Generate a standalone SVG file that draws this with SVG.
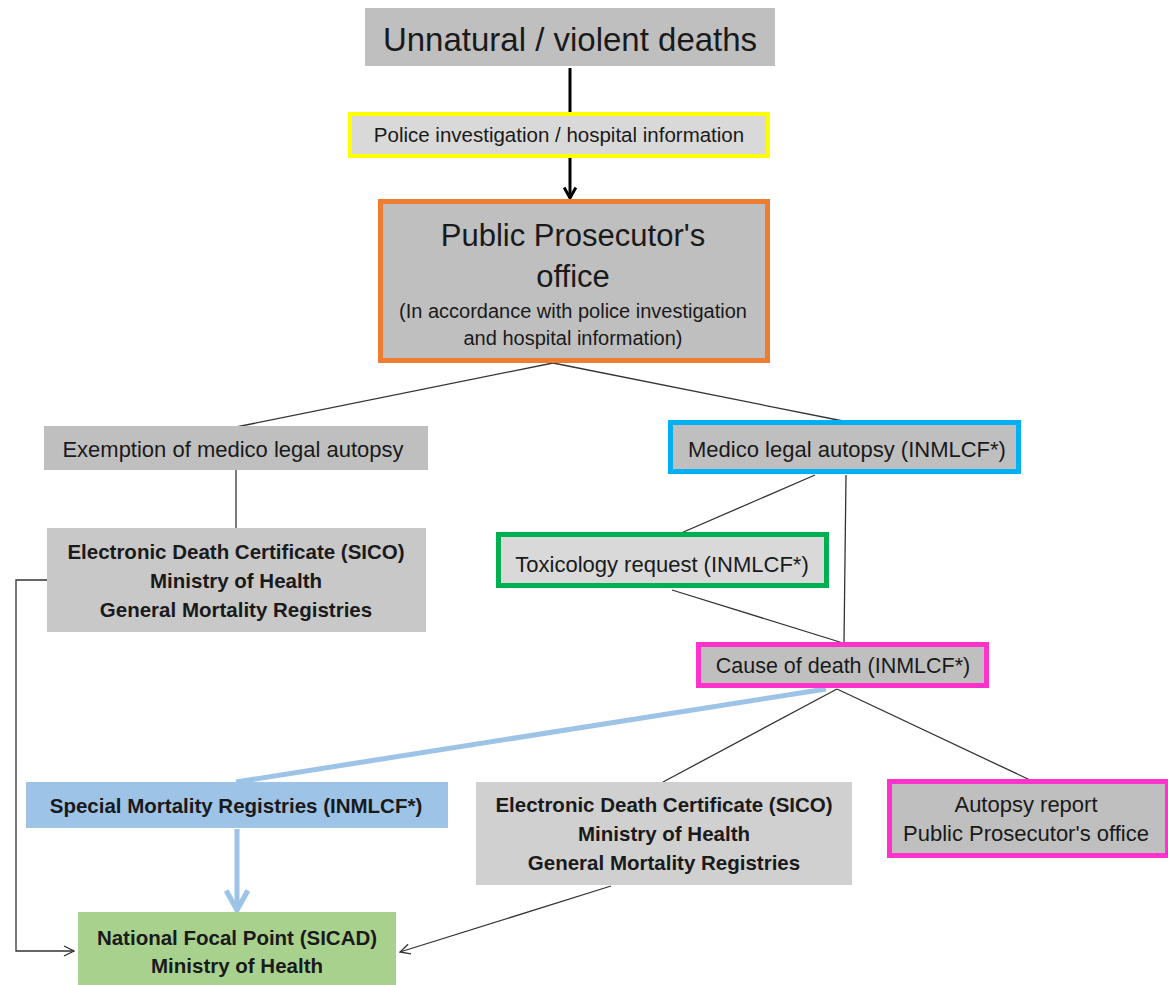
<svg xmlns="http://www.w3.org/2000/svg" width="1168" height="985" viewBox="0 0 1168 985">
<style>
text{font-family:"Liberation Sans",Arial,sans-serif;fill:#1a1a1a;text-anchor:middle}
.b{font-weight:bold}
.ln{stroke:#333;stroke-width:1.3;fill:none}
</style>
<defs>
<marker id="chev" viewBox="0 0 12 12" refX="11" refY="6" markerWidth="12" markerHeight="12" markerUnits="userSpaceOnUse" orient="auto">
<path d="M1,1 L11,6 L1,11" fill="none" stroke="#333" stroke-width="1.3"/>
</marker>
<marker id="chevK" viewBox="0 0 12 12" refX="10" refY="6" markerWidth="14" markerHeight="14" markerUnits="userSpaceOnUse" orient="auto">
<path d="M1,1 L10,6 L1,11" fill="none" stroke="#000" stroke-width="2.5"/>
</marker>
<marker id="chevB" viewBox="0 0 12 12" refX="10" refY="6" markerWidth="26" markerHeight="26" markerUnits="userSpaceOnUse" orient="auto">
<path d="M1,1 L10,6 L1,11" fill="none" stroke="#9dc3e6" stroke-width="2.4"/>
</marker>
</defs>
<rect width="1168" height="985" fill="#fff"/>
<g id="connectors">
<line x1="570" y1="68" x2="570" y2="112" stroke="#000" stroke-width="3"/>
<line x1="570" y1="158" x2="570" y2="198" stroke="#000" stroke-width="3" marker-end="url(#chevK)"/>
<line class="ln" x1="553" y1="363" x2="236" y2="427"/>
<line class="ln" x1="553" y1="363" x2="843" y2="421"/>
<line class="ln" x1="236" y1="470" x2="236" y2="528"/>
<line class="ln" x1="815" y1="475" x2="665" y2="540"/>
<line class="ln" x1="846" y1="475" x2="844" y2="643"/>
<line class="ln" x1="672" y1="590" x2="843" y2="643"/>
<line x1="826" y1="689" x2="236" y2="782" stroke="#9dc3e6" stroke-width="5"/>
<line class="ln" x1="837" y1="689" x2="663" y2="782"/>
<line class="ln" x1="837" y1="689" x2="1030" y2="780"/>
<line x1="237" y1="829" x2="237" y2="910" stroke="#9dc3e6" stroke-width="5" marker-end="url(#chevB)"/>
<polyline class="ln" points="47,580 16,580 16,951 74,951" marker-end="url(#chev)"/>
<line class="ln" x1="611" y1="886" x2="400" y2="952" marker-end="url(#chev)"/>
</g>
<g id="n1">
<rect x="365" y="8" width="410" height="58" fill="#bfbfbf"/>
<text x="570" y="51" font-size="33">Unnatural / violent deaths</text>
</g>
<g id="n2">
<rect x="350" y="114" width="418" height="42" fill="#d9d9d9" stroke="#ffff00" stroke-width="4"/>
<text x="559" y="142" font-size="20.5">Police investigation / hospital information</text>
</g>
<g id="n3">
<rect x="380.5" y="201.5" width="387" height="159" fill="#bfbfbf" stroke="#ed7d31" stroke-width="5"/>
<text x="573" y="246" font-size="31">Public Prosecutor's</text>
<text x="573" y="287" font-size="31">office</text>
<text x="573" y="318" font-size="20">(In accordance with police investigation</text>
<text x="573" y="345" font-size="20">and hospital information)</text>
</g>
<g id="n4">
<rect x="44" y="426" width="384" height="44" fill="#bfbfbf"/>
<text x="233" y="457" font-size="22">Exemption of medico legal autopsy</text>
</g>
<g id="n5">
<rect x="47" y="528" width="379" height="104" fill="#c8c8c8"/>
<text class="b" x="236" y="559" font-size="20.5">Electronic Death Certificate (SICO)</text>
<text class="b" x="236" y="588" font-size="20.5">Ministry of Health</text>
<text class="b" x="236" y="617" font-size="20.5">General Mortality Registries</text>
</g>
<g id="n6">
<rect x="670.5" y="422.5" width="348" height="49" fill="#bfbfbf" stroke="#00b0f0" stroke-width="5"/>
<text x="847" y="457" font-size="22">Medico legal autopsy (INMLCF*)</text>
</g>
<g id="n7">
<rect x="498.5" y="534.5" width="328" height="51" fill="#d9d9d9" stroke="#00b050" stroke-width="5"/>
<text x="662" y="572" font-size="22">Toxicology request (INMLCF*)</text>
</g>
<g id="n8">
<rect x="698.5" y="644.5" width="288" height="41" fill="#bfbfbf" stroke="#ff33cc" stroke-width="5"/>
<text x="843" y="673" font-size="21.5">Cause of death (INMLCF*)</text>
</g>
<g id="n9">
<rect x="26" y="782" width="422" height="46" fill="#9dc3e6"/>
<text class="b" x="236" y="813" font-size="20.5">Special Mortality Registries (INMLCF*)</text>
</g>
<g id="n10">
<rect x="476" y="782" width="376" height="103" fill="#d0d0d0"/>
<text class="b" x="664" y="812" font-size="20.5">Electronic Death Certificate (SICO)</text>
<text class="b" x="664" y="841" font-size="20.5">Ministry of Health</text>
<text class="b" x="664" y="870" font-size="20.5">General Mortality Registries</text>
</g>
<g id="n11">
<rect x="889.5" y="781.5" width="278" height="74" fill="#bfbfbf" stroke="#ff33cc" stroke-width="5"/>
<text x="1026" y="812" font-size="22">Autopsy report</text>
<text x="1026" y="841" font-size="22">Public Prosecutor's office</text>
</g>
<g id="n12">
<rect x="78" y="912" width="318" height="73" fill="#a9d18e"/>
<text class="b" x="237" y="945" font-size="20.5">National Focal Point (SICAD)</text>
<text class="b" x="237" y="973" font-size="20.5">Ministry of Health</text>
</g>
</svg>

▶ WHAT TO DO
Omit every picture, then repeat the remaining data exactly as it appears above.

▶ ANSWER IN FULL
Generate a standalone SVG file that draws this with SVG.
<svg xmlns="http://www.w3.org/2000/svg" width="1168" height="985" viewBox="0 0 1168 985">
<style>
text{font-family:"Liberation Sans",Arial,sans-serif;fill:#1a1a1a;text-anchor:middle}
.b{font-weight:bold}
.ln{stroke:#333;stroke-width:1.3;fill:none}
</style>
<defs>
<marker id="chev" viewBox="0 0 12 12" refX="11" refY="6" markerWidth="12" markerHeight="12" markerUnits="userSpaceOnUse" orient="auto">
<path d="M1,1 L11,6 L1,11" fill="none" stroke="#333" stroke-width="1.3"/>
</marker>
<marker id="chevK" viewBox="0 0 12 12" refX="10" refY="6" markerWidth="14" markerHeight="14" markerUnits="userSpaceOnUse" orient="auto">
<path d="M1,1 L10,6 L1,11" fill="none" stroke="#000" stroke-width="2.5"/>
</marker>
<marker id="chevB" viewBox="0 0 12 12" refX="10" refY="6" markerWidth="26" markerHeight="26" markerUnits="userSpaceOnUse" orient="auto">
<path d="M1,1 L10,6 L1,11" fill="none" stroke="#9dc3e6" stroke-width="2.4"/>
</marker>
</defs>
<rect width="1168" height="985" fill="#fff"/>
<g id="connectors">
<line x1="570" y1="68" x2="570" y2="112" stroke="#000" stroke-width="3"/>
<line x1="570" y1="158" x2="570" y2="198" stroke="#000" stroke-width="3" marker-end="url(#chevK)"/>
<line class="ln" x1="553" y1="363" x2="236" y2="427"/>
<line class="ln" x1="553" y1="363" x2="843" y2="421"/>
<line class="ln" x1="236" y1="470" x2="236" y2="528"/>
<line class="ln" x1="815" y1="475" x2="665" y2="540"/>
<line class="ln" x1="846" y1="475" x2="844" y2="643"/>
<line class="ln" x1="672" y1="590" x2="843" y2="643"/>
<line x1="826" y1="689" x2="236" y2="782" stroke="#9dc3e6" stroke-width="5"/>
<line class="ln" x1="837" y1="689" x2="663" y2="782"/>
<line class="ln" x1="837" y1="689" x2="1030" y2="780"/>
<line x1="237" y1="829" x2="237" y2="910" stroke="#9dc3e6" stroke-width="5" marker-end="url(#chevB)"/>
<polyline class="ln" points="47,580 16,580 16,951 74,951" marker-end="url(#chev)"/>
<line class="ln" x1="611" y1="886" x2="400" y2="952" marker-end="url(#chev)"/>
</g>
<g id="n1">
<rect x="365" y="8" width="410" height="58" fill="#bfbfbf"/>
<text x="570" y="51" font-size="33">Unnatural / violent deaths</text>
</g>
<g id="n2">
<rect x="350" y="114" width="418" height="42" fill="#d9d9d9" stroke="#ffff00" stroke-width="4"/>
<text x="559" y="142" font-size="20.5">Police investigation / hospital information</text>
</g>
<g id="n3">
<rect x="380.5" y="201.5" width="387" height="159" fill="#bfbfbf" stroke="#ed7d31" stroke-width="5"/>
<text x="573" y="246" font-size="31">Public Prosecutor's</text>
<text x="573" y="287" font-size="31">office</text>
<text x="573" y="318" font-size="20">(In accordance with police investigation</text>
<text x="573" y="345" font-size="20">and hospital information)</text>
</g>
<g id="n4">
<rect x="44" y="426" width="384" height="44" fill="#bfbfbf"/>
<text x="233" y="457" font-size="22">Exemption of medico legal autopsy</text>
</g>
<g id="n5">
<rect x="47" y="528" width="379" height="104" fill="#c8c8c8"/>
<text class="b" x="236" y="559" font-size="20.5">Electronic Death Certificate (SICO)</text>
<text class="b" x="236" y="588" font-size="20.5">Ministry of Health</text>
<text class="b" x="236" y="617" font-size="20.5">General Mortality Registries</text>
</g>
<g id="n6">
<rect x="670.5" y="422.5" width="348" height="49" fill="#bfbfbf" stroke="#00b0f0" stroke-width="5"/>
<text x="847" y="457" font-size="22">Medico legal autopsy (INMLCF*)</text>
</g>
<g id="n7">
<rect x="498.5" y="534.5" width="328" height="51" fill="#d9d9d9" stroke="#00b050" stroke-width="5"/>
<text x="662" y="572" font-size="22">Toxicology request (INMLCF*)</text>
</g>
<g id="n8">
<rect x="698.5" y="644.5" width="288" height="41" fill="#bfbfbf" stroke="#ff33cc" stroke-width="5"/>
<text x="843" y="673" font-size="21.5">Cause of death (INMLCF*)</text>
</g>
<g id="n9">
<rect x="26" y="782" width="422" height="46" fill="#9dc3e6"/>
<text class="b" x="236" y="813" font-size="20.5">Special Mortality Registries (INMLCF*)</text>
</g>
<g id="n10">
<rect x="476" y="782" width="376" height="103" fill="#d0d0d0"/>
<text class="b" x="664" y="812" font-size="20.5">Electronic Death Certificate (SICO)</text>
<text class="b" x="664" y="841" font-size="20.5">Ministry of Health</text>
<text class="b" x="664" y="870" font-size="20.5">General Mortality Registries</text>
</g>
<g id="n11">
<rect x="889.5" y="781.5" width="278" height="74" fill="#bfbfbf" stroke="#ff33cc" stroke-width="5"/>
<text x="1026" y="812" font-size="22">Autopsy report</text>
<text x="1026" y="841" font-size="22">Public Prosecutor's office</text>
</g>
<g id="n12">
<rect x="78" y="912" width="318" height="73" fill="#a9d18e"/>
<text class="b" x="237" y="945" font-size="20.5">National Focal Point (SICAD)</text>
<text class="b" x="237" y="973" font-size="20.5">Ministry of Health</text>
</g>
</svg>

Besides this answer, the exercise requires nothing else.